**Aim of the exercise:** Present every line in which the string "that" appears.

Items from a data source
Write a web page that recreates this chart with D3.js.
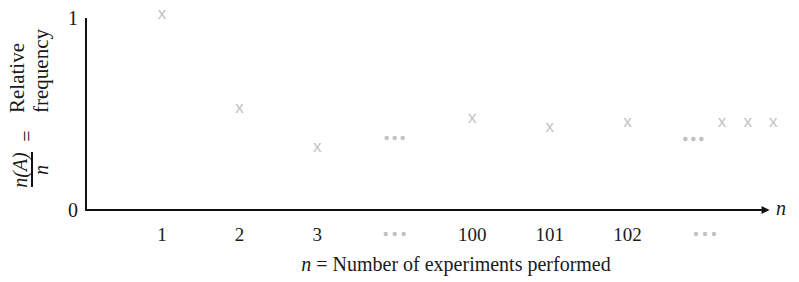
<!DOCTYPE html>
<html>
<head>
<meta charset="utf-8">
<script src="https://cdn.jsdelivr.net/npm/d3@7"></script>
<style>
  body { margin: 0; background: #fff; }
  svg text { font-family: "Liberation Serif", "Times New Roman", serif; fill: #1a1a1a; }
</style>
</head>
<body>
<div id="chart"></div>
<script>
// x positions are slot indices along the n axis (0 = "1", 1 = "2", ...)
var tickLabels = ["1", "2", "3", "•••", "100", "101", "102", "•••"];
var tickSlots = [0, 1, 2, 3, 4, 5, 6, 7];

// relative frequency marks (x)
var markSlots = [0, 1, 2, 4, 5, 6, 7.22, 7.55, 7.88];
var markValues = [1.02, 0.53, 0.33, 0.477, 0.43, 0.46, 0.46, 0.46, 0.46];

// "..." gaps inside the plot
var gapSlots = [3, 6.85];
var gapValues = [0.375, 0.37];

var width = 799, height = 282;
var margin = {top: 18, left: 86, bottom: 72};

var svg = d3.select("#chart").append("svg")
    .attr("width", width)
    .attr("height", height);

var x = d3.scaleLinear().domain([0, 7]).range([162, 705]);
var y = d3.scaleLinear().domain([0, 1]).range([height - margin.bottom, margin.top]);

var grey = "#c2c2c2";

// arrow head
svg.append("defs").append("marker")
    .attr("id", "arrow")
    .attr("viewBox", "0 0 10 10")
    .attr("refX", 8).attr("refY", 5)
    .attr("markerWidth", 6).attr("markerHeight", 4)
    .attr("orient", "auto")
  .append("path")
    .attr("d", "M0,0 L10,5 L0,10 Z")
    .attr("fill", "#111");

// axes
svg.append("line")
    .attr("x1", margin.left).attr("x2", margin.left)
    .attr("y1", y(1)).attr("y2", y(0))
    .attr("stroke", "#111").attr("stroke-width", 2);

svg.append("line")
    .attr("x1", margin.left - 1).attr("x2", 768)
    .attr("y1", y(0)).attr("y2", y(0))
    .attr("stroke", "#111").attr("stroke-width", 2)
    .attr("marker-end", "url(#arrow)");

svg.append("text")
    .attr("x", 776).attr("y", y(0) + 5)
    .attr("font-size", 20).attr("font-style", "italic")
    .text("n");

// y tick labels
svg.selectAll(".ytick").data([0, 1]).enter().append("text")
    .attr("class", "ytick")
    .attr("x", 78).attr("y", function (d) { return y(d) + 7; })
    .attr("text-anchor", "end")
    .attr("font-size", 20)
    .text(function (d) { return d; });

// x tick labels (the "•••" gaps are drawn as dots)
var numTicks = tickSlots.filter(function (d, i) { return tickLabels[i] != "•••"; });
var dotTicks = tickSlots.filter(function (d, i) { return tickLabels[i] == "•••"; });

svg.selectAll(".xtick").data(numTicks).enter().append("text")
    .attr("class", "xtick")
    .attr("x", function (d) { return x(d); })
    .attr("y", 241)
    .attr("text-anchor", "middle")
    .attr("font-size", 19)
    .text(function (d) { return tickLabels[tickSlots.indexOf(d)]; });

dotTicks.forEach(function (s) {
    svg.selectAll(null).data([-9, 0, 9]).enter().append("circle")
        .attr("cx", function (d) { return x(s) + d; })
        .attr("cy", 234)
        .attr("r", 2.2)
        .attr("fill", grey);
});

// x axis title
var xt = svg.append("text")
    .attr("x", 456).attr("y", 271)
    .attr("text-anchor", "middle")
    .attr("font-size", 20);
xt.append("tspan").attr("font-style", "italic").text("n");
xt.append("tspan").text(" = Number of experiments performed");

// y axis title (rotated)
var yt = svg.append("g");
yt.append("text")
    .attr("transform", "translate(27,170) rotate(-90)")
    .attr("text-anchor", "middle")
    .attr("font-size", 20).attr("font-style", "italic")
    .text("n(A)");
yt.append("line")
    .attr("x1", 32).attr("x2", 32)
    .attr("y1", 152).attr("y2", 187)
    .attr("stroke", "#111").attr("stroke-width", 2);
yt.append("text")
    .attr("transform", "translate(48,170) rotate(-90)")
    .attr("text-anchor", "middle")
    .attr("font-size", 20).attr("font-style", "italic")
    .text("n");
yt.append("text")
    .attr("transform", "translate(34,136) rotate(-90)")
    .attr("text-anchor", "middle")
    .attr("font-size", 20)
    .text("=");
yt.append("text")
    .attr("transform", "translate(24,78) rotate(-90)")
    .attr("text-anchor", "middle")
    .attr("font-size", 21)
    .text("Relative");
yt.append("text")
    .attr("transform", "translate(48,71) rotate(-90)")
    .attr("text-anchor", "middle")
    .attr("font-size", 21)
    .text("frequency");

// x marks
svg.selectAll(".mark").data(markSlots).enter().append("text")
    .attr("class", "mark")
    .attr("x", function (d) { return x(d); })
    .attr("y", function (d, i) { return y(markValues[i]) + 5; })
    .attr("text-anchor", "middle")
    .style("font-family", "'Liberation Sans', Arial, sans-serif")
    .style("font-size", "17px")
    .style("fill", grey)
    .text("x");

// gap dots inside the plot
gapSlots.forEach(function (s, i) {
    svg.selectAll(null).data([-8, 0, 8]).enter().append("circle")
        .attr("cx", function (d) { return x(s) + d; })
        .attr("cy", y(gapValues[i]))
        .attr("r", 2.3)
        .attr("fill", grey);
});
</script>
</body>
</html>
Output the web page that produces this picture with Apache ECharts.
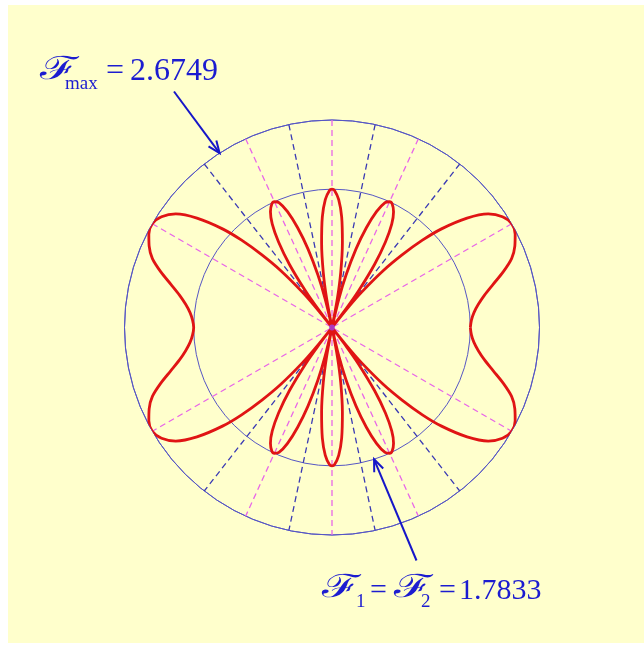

**Output of the task:**
Write a web page that recreates this chart with D3.js.
Output the web page that produces this picture with Apache ECharts.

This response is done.